Roy F. Larson’s initial Beaux Arts plan for the monumental, 15.5-acre mall was given a more Modernist style by Edmund Bacon, director of the city’s planning commission. Each block varied in design and program, and was unified by a brick and granite perimeter wall. The block closest to Independence Hall, completed in 1954, featured a central lawn flanked by walks, bosques, and terraces, with a planting plan designed by Wheelwright, Stevenson & Langran. The next block featured a central fountain and square pool flanked by terraced gardens and an underground parking garage topped with a marble-paved plaza and two brick arcades. Dan Kiley's 1963 plan for the northernmost block represented the city’s five original squares with five fountains and included a gridded bosque of 700 honey locust trees, planted twelve-and-a-half x eighteen feet on center, within a brick-paved plaza. The trees failed in such close proximity, leading to the removal of alternating trees and the decline of the site's design integrity.
From 1965 to 1969 annual demonstrators were held at the southern end of the mall, in the foreground of Independence Hall. Known as “Annual Reminders” the peaceful demonstrations were held on July 4th to protest the discrimination faced by gay and lesbians in the United States.

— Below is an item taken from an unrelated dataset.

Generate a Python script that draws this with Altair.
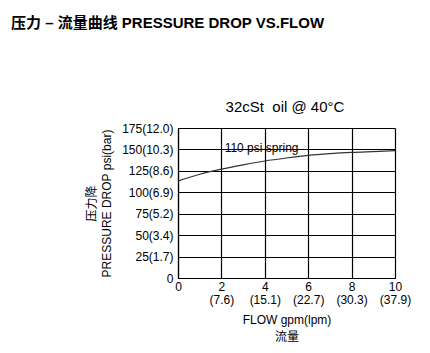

The mall was transferred to the National Park Service in 1974, renamed, and incorporated into Independence National Historical Park in 1997. That same year the Olin Partnership (now OLIN) created a new master plan for the entire mall, with structures on the west side, smaller parks with shade trees on the east, and straight brick paths that extend the original street grid as pedestrian walkways across the mall.